▶ **Given problem**:
Print the listing as it stands, omitting all images.

## begin

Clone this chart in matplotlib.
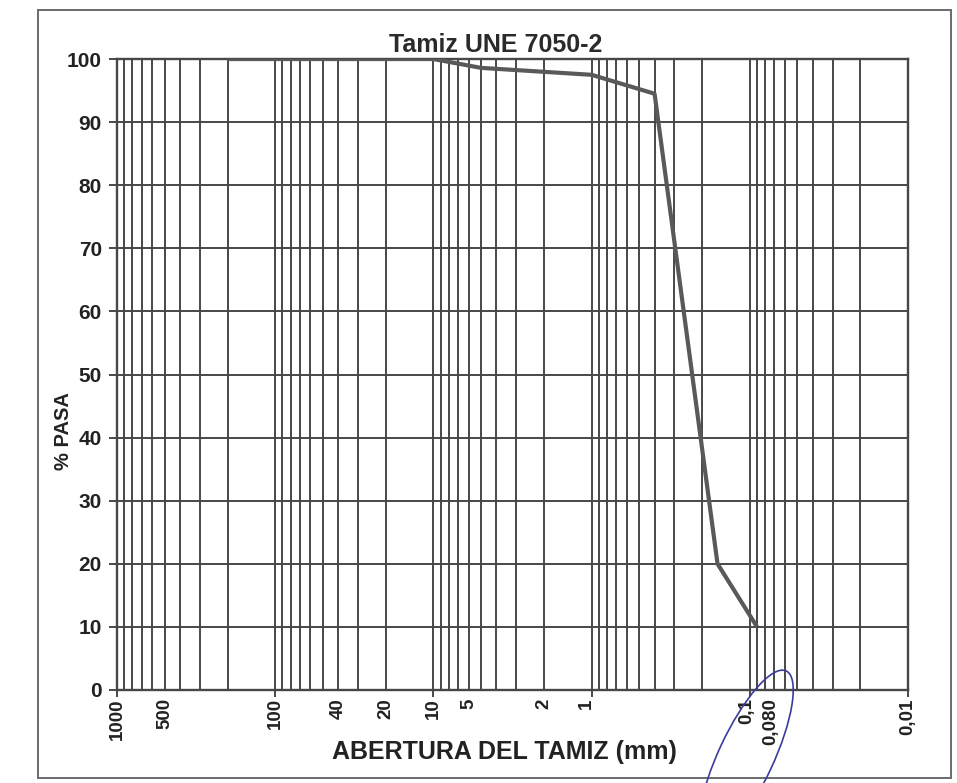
"""
Curva granulometrica (Tamiz UNE 7050-2), % que pasa frente a abertura del tamiz.
"""

from matplotlib import pyplot as plt
from matplotlib import transforms
from matplotlib.patches import Ellipse, Rectangle


OUTPUT_FILE = "out.png"

# datos
abertura_mm = [200, 100, 40, 20, 10, 5, 1, 0.4, 0.16, 0.09]
pasa_pct = [100, 100, 100, 100, 100, 98.6, 97.5, 94.5, 20, 10]

tick_vals = [1000, 500, 100, 40, 20, 10, 5, 2, 1, 0.1, 0.08, 0.01]
tick_labels = ["1000", "500", "100", "40", "20", "10", "5", "2", "1",
               "0,1", "0,080", "0,01"]
y_ticks = list(range(0, 101, 10))

GRID = "#474747"
TEXT = "#222222"
FONT = ["Liberation Sans", "DejaVu Sans"]


def plot(output_file=OUTPUT_FILE):
    plt.rcParams["font.family"] = FONT
    plt.rcParams["font.weight"] = "bold"

    fig = plt.figure(figsize=(9.57, 7.83), dpi=100)
    ax = fig.add_axes([0.1223, 0.1188, 0.8265, 0.8058])

    ax.set_xscale("log")
    ax.set_xlim(1000, 0.01)
    ax.set_ylim(0, 100)

    # rejilla logaritmica: 1..9 por decada
    for k in range(-2, 3):
        for n in range(1, 10):
            ax.axvline(n * 10.0 ** k, color=GRID, lw=1.4, zorder=1)
    ax.axvline(1000, color=GRID, lw=1.4, zorder=1)
    for y in y_ticks[1:-1]:
        ax.axhline(y, color=GRID, lw=1.4, zorder=1)

    # marcas de decada bajo el eje
    ax.vlines([1000, 100, 10, 1, 0.1, 0.01], -1.1, 0, color=GRID, lw=1.4,
              clip_on=False)

    ax.plot(abertura_mm, pasa_pct, color="#595959", lw=3.0, zorder=3,
            solid_capstyle="butt")

    ax.set_xticks(tick_vals)
    ax.set_xticklabels(tick_labels, rotation=90, fontsize=13.5,
                       fontweight="bold", color=TEXT)
    ax.xaxis.set_minor_locator(plt.NullLocator())
    ax.tick_params(axis="x", length=0, pad=6)

    # pequeños desplazamientos de etiquetas como en el original
    shifts = {"5": -12, "1": -5, "0,1": -3, "0,080": 6}
    for lab in ax.get_xticklabels():
        dx = shifts.get(lab.get_text(), 0)
        if dx:
            lab.set_transform(lab.get_transform() + transforms.ScaledTranslation(
                dx / 100, 0, fig.dpi_scale_trans))

    ax.set_yticks(y_ticks)
    ax.set_yticklabels([str(v) for v in y_ticks], fontsize=15,
                       fontweight="bold", color=TEXT)
    ax.tick_params(axis="y", length=6, width=1.4, color=GRID, pad=5)

    for s in ax.spines.values():
        s.set_color(GRID)
        s.set_linewidth(1.7)

    ax.set_ylabel("% PASA", fontsize=14.5, fontweight="bold", color=TEXT)
    ax.yaxis.set_label_coords(-0.056, 0.41)

    fig.text(0.518, 0.9425, "Tamiz UNE 7050-2", ha="center", va="center",
             fontsize=18, fontweight="bold", color="#2a2a2a")
    fig.text(0.527, 0.0396, "ABERTURA DEL TAMIZ (mm)", ha="center",
             va="center", fontsize=18, fontweight="bold", color=TEXT)

    # marco exterior del grafico
    fig.patches.append(Rectangle((0.0397, 0.0064), 0.954, 0.9808,
                                 transform=fig.transFigure, fill=False,
                                 edgecolor="#6a6a6a", lw=1.4))

    # trazo a boligrafo alrededor de 0,080
    fig.patches.append(Ellipse((7.46, 0.26), 0.55, 1.9, angle=-25,
                               transform=fig.dpi_scale_trans, fill=False,
                               edgecolor="#3b3b9e", lw=1.2))

    fig.savefig(output_file, dpi=100)
    print(f"Written to {output_file}")


if __name__ == "__main__":
    plot()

## end

▶ **Written solution**:
Clone this chart in matplotlib.
"""
Curva granulometrica (Tamiz UNE 7050-2), % que pasa frente a abertura del tamiz.
"""

from matplotlib import pyplot as plt
from matplotlib import transforms
from matplotlib.patches import Ellipse, Rectangle


OUTPUT_FILE = "out.png"

# datos
abertura_mm = [200, 100, 40, 20, 10, 5, 1, 0.4, 0.16, 0.09]
pasa_pct = [100, 100, 100, 100, 100, 98.6, 97.5, 94.5, 20, 10]

tick_vals = [1000, 500, 100, 40, 20, 10, 5, 2, 1, 0.1, 0.08, 0.01]
tick_labels = ["1000", "500", "100", "40", "20", "10", "5", "2", "1",
               "0,1", "0,080", "0,01"]
y_ticks = list(range(0, 101, 10))

GRID = "#474747"
TEXT = "#222222"
FONT = ["Liberation Sans", "DejaVu Sans"]


def plot(output_file=OUTPUT_FILE):
    plt.rcParams["font.family"] = FONT
    plt.rcParams["font.weight"] = "bold"

    fig = plt.figure(figsize=(9.57, 7.83), dpi=100)
    ax = fig.add_axes([0.1223, 0.1188, 0.8265, 0.8058])

    ax.set_xscale("log")
    ax.set_xlim(1000, 0.01)
    ax.set_ylim(0, 100)

    # rejilla logaritmica: 1..9 por decada
    for k in range(-2, 3):
        for n in range(1, 10):
            ax.axvline(n * 10.0 ** k, color=GRID, lw=1.4, zorder=1)
    ax.axvline(1000, color=GRID, lw=1.4, zorder=1)
    for y in y_ticks[1:-1]:
        ax.axhline(y, color=GRID, lw=1.4, zorder=1)

    # marcas de decada bajo el eje
    ax.vlines([1000, 100, 10, 1, 0.1, 0.01], -1.1, 0, color=GRID, lw=1.4,
              clip_on=False)

    ax.plot(abertura_mm, pasa_pct, color="#595959", lw=3.0, zorder=3,
            solid_capstyle="butt")

    ax.set_xticks(tick_vals)
    ax.set_xticklabels(tick_labels, rotation=90, fontsize=13.5,
                       fontweight="bold", color=TEXT)
    ax.xaxis.set_minor_locator(plt.NullLocator())
    ax.tick_params(axis="x", length=0, pad=6)

    # pequeños desplazamientos de etiquetas como en el original
    shifts = {"5": -12, "1": -5, "0,1": -3, "0,080": 6}
    for lab in ax.get_xticklabels():
        dx = shifts.get(lab.get_text(), 0)
        if dx:
            lab.set_transform(lab.get_transform() + transforms.ScaledTranslation(
                dx / 100, 0, fig.dpi_scale_trans))

    ax.set_yticks(y_ticks)
    ax.set_yticklabels([str(v) for v in y_ticks], fontsize=15,
                       fontweight="bold", color=TEXT)
    ax.tick_params(axis="y", length=6, width=1.4, color=GRID, pad=5)

    for s in ax.spines.values():
        s.set_color(GRID)
        s.set_linewidth(1.7)

    ax.set_ylabel("% PASA", fontsize=14.5, fontweight="bold", color=TEXT)
    ax.yaxis.set_label_coords(-0.056, 0.41)

    fig.text(0.518, 0.9425, "Tamiz UNE 7050-2", ha="center", va="center",
             fontsize=18, fontweight="bold", color="#2a2a2a")
    fig.text(0.527, 0.0396, "ABERTURA DEL TAMIZ (mm)", ha="center",
             va="center", fontsize=18, fontweight="bold", color=TEXT)

    # marco exterior del grafico
    fig.patches.append(Rectangle((0.0397, 0.0064), 0.954, 0.9808,
                                 transform=fig.transFigure, fill=False,
                                 edgecolor="#6a6a6a", lw=1.4))

    # trazo a boligrafo alrededor de 0,080
    fig.patches.append(Ellipse((7.46, 0.26), 0.55, 1.9, angle=-25,
                               transform=fig.dpi_scale_trans, fill=False,
                               edgecolor="#3b3b9e", lw=1.2))

    fig.savefig(output_file, dpi=100)
    print(f"Written to {output_file}")


if __name__ == "__main__":
    plot()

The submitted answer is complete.